● Prompt
Would you repeat the listing exactly but omit every picture?
————
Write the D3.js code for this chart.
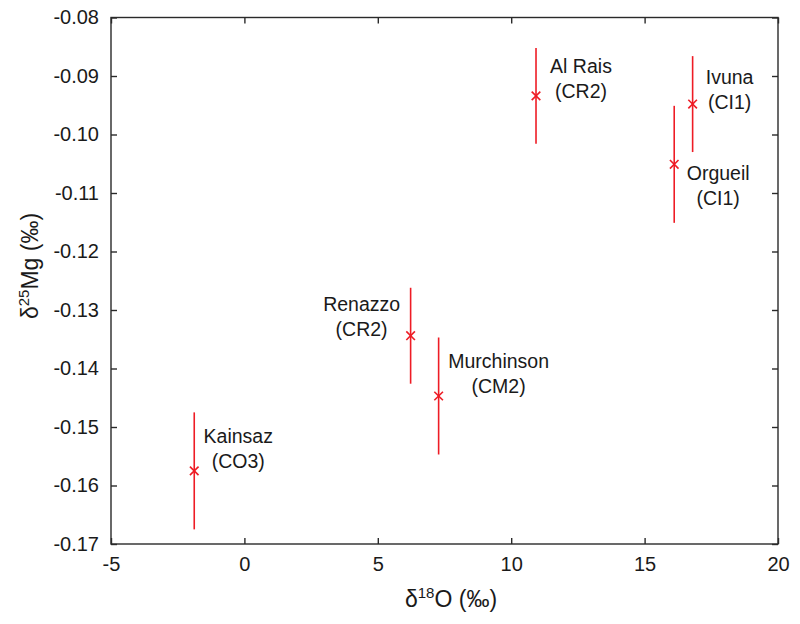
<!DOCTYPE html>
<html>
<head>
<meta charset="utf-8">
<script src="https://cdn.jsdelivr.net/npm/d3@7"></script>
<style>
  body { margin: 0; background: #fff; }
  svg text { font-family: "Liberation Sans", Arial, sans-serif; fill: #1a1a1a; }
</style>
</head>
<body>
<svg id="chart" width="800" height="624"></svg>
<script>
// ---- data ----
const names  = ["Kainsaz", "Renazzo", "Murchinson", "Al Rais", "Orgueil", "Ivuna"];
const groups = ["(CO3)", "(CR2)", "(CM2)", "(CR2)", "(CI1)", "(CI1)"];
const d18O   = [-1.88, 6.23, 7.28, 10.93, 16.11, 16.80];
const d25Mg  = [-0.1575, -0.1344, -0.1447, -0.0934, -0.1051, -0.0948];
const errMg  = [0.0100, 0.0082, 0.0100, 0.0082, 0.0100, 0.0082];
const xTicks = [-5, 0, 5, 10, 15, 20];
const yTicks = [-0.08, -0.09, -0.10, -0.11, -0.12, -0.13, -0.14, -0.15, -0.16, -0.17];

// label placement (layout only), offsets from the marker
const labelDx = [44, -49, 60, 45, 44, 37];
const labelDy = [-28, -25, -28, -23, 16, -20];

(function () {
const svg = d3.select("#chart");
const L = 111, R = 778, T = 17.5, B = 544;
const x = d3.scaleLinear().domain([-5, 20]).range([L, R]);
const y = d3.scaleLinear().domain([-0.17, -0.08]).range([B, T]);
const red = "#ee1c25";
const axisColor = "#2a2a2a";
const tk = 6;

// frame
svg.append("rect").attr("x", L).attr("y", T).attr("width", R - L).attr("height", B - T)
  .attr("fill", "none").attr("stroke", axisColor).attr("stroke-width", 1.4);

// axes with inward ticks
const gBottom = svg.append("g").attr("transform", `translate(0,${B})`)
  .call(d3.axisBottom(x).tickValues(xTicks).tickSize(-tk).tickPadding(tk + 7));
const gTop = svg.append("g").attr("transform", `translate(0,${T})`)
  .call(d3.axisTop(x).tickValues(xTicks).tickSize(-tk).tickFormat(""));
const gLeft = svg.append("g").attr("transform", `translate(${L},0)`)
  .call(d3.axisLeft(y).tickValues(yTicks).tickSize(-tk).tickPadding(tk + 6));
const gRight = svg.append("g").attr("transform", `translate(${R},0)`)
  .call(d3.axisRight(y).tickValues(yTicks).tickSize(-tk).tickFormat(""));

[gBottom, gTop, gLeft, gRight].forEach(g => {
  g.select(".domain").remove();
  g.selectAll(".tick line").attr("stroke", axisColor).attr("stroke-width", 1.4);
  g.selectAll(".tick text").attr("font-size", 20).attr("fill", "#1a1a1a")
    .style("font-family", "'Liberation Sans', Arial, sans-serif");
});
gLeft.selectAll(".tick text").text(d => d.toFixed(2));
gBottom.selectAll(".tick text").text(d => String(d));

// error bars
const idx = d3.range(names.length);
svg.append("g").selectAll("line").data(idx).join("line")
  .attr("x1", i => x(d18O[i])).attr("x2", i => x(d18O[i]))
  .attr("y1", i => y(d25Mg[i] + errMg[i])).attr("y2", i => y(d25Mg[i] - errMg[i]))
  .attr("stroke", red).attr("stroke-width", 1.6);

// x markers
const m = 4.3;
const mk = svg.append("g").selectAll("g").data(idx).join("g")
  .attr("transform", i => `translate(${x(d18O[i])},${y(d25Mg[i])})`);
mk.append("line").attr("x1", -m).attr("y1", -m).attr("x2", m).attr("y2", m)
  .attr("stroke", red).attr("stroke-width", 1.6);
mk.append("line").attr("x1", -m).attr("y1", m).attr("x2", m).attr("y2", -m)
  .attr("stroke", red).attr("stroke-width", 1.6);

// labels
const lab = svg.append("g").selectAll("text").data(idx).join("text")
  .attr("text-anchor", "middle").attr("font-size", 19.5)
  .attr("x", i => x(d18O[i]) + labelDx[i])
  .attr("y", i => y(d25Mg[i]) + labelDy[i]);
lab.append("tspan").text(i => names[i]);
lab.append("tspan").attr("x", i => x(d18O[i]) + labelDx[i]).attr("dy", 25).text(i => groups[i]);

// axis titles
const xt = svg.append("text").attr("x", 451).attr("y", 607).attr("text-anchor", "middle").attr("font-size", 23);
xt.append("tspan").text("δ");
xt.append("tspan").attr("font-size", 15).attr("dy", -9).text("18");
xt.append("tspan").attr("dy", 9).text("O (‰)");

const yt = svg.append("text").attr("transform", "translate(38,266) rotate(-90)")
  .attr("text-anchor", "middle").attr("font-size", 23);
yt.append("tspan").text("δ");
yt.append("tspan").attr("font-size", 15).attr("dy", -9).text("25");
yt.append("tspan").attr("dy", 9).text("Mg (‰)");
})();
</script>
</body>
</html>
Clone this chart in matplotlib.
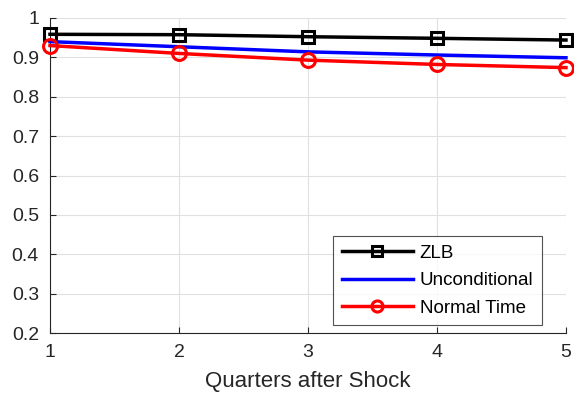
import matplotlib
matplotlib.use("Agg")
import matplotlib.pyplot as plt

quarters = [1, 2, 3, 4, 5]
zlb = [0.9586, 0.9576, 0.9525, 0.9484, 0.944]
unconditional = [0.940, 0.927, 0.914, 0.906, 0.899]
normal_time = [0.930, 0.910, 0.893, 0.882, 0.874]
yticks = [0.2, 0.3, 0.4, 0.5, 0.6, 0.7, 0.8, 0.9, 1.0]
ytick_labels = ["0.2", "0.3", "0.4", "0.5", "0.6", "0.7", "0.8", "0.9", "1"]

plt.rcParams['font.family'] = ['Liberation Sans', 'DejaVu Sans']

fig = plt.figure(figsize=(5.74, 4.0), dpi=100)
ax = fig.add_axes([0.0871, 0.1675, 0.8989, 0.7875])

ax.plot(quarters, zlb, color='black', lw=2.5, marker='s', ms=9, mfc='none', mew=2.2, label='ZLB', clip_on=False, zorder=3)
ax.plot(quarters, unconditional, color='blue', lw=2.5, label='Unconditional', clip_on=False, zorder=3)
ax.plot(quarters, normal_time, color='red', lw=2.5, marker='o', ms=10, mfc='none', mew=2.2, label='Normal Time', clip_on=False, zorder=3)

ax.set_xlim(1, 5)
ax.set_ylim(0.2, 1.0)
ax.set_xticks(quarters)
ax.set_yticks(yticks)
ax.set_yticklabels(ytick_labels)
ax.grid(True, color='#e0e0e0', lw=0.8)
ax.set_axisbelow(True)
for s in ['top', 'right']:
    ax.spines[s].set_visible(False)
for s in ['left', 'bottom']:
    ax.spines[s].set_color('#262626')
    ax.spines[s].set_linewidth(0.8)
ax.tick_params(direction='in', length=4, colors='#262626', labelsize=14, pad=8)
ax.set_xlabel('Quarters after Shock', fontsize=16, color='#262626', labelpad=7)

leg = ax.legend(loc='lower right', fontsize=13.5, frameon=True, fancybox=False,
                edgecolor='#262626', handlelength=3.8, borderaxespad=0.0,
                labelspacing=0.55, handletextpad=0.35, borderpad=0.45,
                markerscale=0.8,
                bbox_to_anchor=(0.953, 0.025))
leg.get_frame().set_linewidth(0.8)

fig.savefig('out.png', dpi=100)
————
● Response to this task
Write the D3.js code for this chart.
<!DOCTYPE html>
<html>
<head>
<meta charset="utf-8">
<script src="https://cdn.jsdelivr.net/npm/d3@7"></script>
<style>
  body { margin: 0; background: #fff; }
  svg text { font-family: "Liberation Sans", Arial, sans-serif; fill: #1a1a1a; }
</style>
</head>
<body>
<svg id="chart" width="800" height="624"></svg>
<script>
// ---- data ----
const names  = ["Kainsaz", "Renazzo", "Murchinson", "Al Rais", "Orgueil", "Ivuna"];
const groups = ["(CO3)", "(CR2)", "(CM2)", "(CR2)", "(CI1)", "(CI1)"];
const d18O   = [-1.88, 6.23, 7.28, 10.93, 16.11, 16.80];
const d25Mg  = [-0.1575, -0.1344, -0.1447, -0.0934, -0.1051, -0.0948];
const errMg  = [0.0100, 0.0082, 0.0100, 0.0082, 0.0100, 0.0082];
const xTicks = [-5, 0, 5, 10, 15, 20];
const yTicks = [-0.08, -0.09, -0.10, -0.11, -0.12, -0.13, -0.14, -0.15, -0.16, -0.17];

// label placement (layout only), offsets from the marker
const labelDx = [44, -49, 60, 45, 44, 37];
const labelDy = [-28, -25, -28, -23, 16, -20];

(function () {
const svg = d3.select("#chart");
const L = 111, R = 778, T = 17.5, B = 544;
const x = d3.scaleLinear().domain([-5, 20]).range([L, R]);
const y = d3.scaleLinear().domain([-0.17, -0.08]).range([B, T]);
const red = "#ee1c25";
const axisColor = "#2a2a2a";
const tk = 6;

// frame
svg.append("rect").attr("x", L).attr("y", T).attr("width", R - L).attr("height", B - T)
  .attr("fill", "none").attr("stroke", axisColor).attr("stroke-width", 1.4);

// axes with inward ticks
const gBottom = svg.append("g").attr("transform", `translate(0,${B})`)
  .call(d3.axisBottom(x).tickValues(xTicks).tickSize(-tk).tickPadding(tk + 7));
const gTop = svg.append("g").attr("transform", `translate(0,${T})`)
  .call(d3.axisTop(x).tickValues(xTicks).tickSize(-tk).tickFormat(""));
const gLeft = svg.append("g").attr("transform", `translate(${L},0)`)
  .call(d3.axisLeft(y).tickValues(yTicks).tickSize(-tk).tickPadding(tk + 6));
const gRight = svg.append("g").attr("transform", `translate(${R},0)`)
  .call(d3.axisRight(y).tickValues(yTicks).tickSize(-tk).tickFormat(""));

[gBottom, gTop, gLeft, gRight].forEach(g => {
  g.select(".domain").remove();
  g.selectAll(".tick line").attr("stroke", axisColor).attr("stroke-width", 1.4);
  g.selectAll(".tick text").attr("font-size", 20).attr("fill", "#1a1a1a")
    .style("font-family", "'Liberation Sans', Arial, sans-serif");
});
gLeft.selectAll(".tick text").text(d => d.toFixed(2));
gBottom.selectAll(".tick text").text(d => String(d));

// error bars
const idx = d3.range(names.length);
svg.append("g").selectAll("line").data(idx).join("line")
  .attr("x1", i => x(d18O[i])).attr("x2", i => x(d18O[i]))
  .attr("y1", i => y(d25Mg[i] + errMg[i])).attr("y2", i => y(d25Mg[i] - errMg[i]))
  .attr("stroke", red).attr("stroke-width", 1.6);

// x markers
const m = 4.3;
const mk = svg.append("g").selectAll("g").data(idx).join("g")
  .attr("transform", i => `translate(${x(d18O[i])},${y(d25Mg[i])})`);
mk.append("line").attr("x1", -m).attr("y1", -m).attr("x2", m).attr("y2", m)
  .attr("stroke", red).attr("stroke-width", 1.6);
mk.append("line").attr("x1", -m).attr("y1", m).attr("x2", m).attr("y2", -m)
  .attr("stroke", red).attr("stroke-width", 1.6);

// labels
const lab = svg.append("g").selectAll("text").data(idx).join("text")
  .attr("text-anchor", "middle").attr("font-size", 19.5)
  .attr("x", i => x(d18O[i]) + labelDx[i])
  .attr("y", i => y(d25Mg[i]) + labelDy[i]);
lab.append("tspan").text(i => names[i]);
lab.append("tspan").attr("x", i => x(d18O[i]) + labelDx[i]).attr("dy", 25).text(i => groups[i]);

// axis titles
const xt = svg.append("text").attr("x", 451).attr("y", 607).attr("text-anchor", "middle").attr("font-size", 23);
xt.append("tspan").text("δ");
xt.append("tspan").attr("font-size", 15).attr("dy", -9).text("18");
xt.append("tspan").attr("dy", 9).text("O (‰)");

const yt = svg.append("text").attr("transform", "translate(38,266) rotate(-90)")
  .attr("text-anchor", "middle").attr("font-size", 23);
yt.append("tspan").text("δ");
yt.append("tspan").attr("font-size", 15).attr("dy", -9).text("25");
yt.append("tspan").attr("dy", 9).text("Mg (‰)");
})();
</script>
</body>
</html>
Clone this chart in matplotlib.
import matplotlib
matplotlib.use("Agg")
import matplotlib.pyplot as plt

quarters = [1, 2, 3, 4, 5]
zlb = [0.9586, 0.9576, 0.9525, 0.9484, 0.944]
unconditional = [0.940, 0.927, 0.914, 0.906, 0.899]
normal_time = [0.930, 0.910, 0.893, 0.882, 0.874]
yticks = [0.2, 0.3, 0.4, 0.5, 0.6, 0.7, 0.8, 0.9, 1.0]
ytick_labels = ["0.2", "0.3", "0.4", "0.5", "0.6", "0.7", "0.8", "0.9", "1"]

plt.rcParams['font.family'] = ['Liberation Sans', 'DejaVu Sans']

fig = plt.figure(figsize=(5.74, 4.0), dpi=100)
ax = fig.add_axes([0.0871, 0.1675, 0.8989, 0.7875])

ax.plot(quarters, zlb, color='black', lw=2.5, marker='s', ms=9, mfc='none', mew=2.2, label='ZLB', clip_on=False, zorder=3)
ax.plot(quarters, unconditional, color='blue', lw=2.5, label='Unconditional', clip_on=False, zorder=3)
ax.plot(quarters, normal_time, color='red', lw=2.5, marker='o', ms=10, mfc='none', mew=2.2, label='Normal Time', clip_on=False, zorder=3)

ax.set_xlim(1, 5)
ax.set_ylim(0.2, 1.0)
ax.set_xticks(quarters)
ax.set_yticks(yticks)
ax.set_yticklabels(ytick_labels)
ax.grid(True, color='#e0e0e0', lw=0.8)
ax.set_axisbelow(True)
for s in ['top', 'right']:
    ax.spines[s].set_visible(False)
for s in ['left', 'bottom']:
    ax.spines[s].set_color('#262626')
    ax.spines[s].set_linewidth(0.8)
ax.tick_params(direction='in', length=4, colors='#262626', labelsize=14, pad=8)
ax.set_xlabel('Quarters after Shock', fontsize=16, color='#262626', labelpad=7)

leg = ax.legend(loc='lower right', fontsize=13.5, frameon=True, fancybox=False,
                edgecolor='#262626', handlelength=3.8, borderaxespad=0.0,
                labelspacing=0.55, handletextpad=0.35, borderpad=0.45,
                markerscale=0.8,
                bbox_to_anchor=(0.953, 0.025))
leg.get_frame().set_linewidth(0.8)

fig.savefig('out.png', dpi=100)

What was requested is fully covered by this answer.